Exercise instructions: Skip all pictures, then copy the lines from the start of the data through the line with "import plotly.graph_objects as go", keeping both ends.

-------- Task inputs

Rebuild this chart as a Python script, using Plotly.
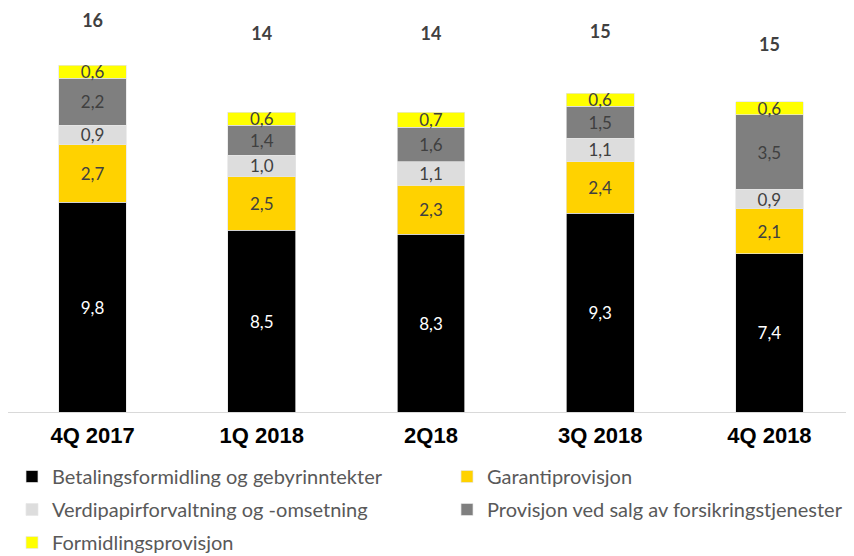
import plotly.graph_objects as go

categories = ["4Q 2017", "1Q 2018", "2Q18", "3Q 2018", "4Q 2018"]
betaling = [9.8, 8.5, 8.3, 9.3, 7.4]
garanti = [2.7, 2.5, 2.3, 2.4, 2.1]
verdipapir = [0.9, 1.0, 1.1, 1.1, 0.9]
forsikring = [2.2, 1.4, 1.6, 1.5, 3.5]
formidling = [0.6, 0.6, 0.7, 0.6, 0.6]
totals = ["16", "14", "14", "15", "15"]
total_label_y = [18.2, 17.6, 17.6, 17.7, 17.1]

series = [
    ("Betalingsformidling og gebyrinntekter", betaling, "#000000", "#FFFFFF", "legend", 1),
    ("Garantiprovisjon", garanti, "#FFD200", "#404040", "legend2", 1),
    ("Verdipapirforvaltning og -omsetning", verdipapir, "#DDDDDD", "#404040", "legend", 2),
    ("Provisjon ved salg av forsikringstjenester", forsikring, "#7F7F7F", "#404040", "legend2", 2),
    ("Formidlingsprovisjon", formidling, "#FFFF00", "#404040", "legend", 3),
]

def fmt(v):
    return f"{v:.1f}".replace(".", ",")

fig = go.Figure()
for name, vals, color, tcolor, leg, rank in series:
    fig.add_trace(go.Bar(
        x=categories, y=vals, name=name, legend=leg,
        legendgroup=name, legendrank=rank,
        marker=dict(color=color, line=dict(color="#E6E6E6", width=0.7)),
        text=[fmt(v) for v in vals], textposition="inside",
        insidetextanchor="middle", textangle=0,
        textfont=dict(family="Lato", size=17, color=tcolor),
        hoverinfo="skip",
    ))

fig.add_trace(go.Scatter(
    x=categories, y=total_label_y, mode="text", text=totals,
    textfont=dict(family="Lato", size=18, color="#404040", weight="bold"),
    showlegend=False, hoverinfo="skip",
))

W, H = 846, 548
legend_font = dict(family="Lato", size=20, color="#595959")
fig.update_layout(
    width=W, height=H,
    barmode="stack", bargap=0.6,
    margin=dict(l=0, r=0, t=0, b=144, autoexpand=False),
    plot_bgcolor="white", paper_bgcolor="white",
    uniformtext=dict(minsize=17, mode="show"),
    showlegend=True,
    legend=dict(
        orientation="v", xref="container", yref="container",
        x=4 / W, xanchor="left", y=1 - 449 / H, yanchor="top",
        font=legend_font, tracegroupgap=4, traceorder="grouped",
    ),
    legend2=dict(
        orientation="v", xref="container", yref="container",
        x=439 / W, xanchor="left", y=1 - 449 / H, yanchor="top",
        font=legend_font, tracegroupgap=4, traceorder="grouped",
    ),
    xaxis=dict(
        showline=True, linecolor="#D9D9D9", linewidth=1,
        ticks="", showgrid=False,
        tickfont=dict(family="Liberation Sans", size=22, color="#000000", weight="bold"),
        ticklabelstandoff=4,
    ),
    yaxis=dict(range=[0, 18.88], visible=False, showgrid=False),
)

fig.write_html("out.html")
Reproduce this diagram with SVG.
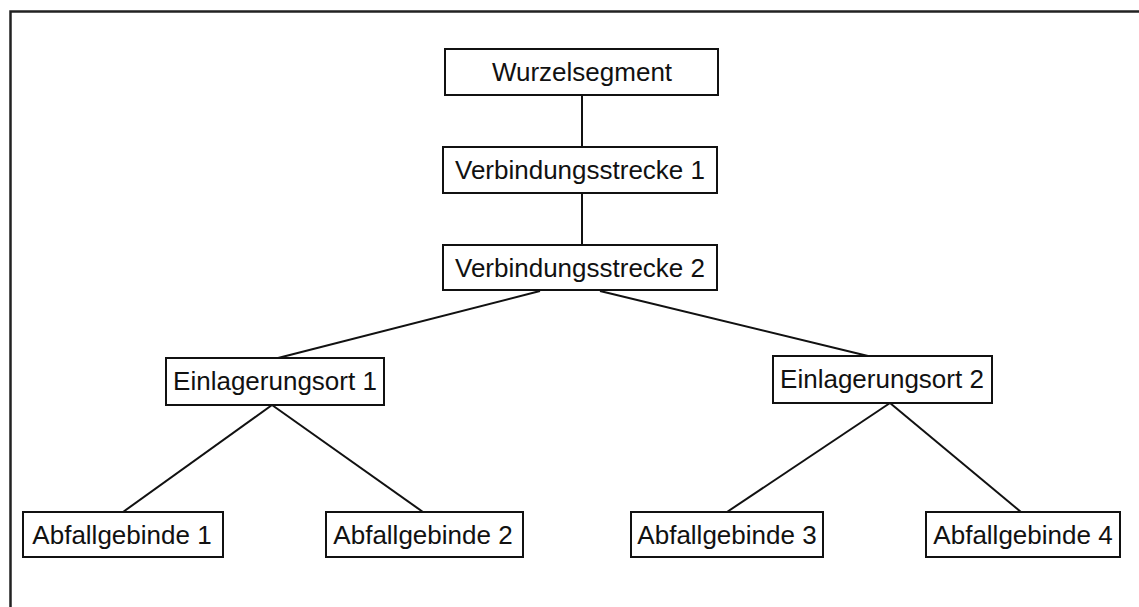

----------------

Task response:
Rebuild this chart as a Python script, using Plotly.
import plotly.graph_objects as go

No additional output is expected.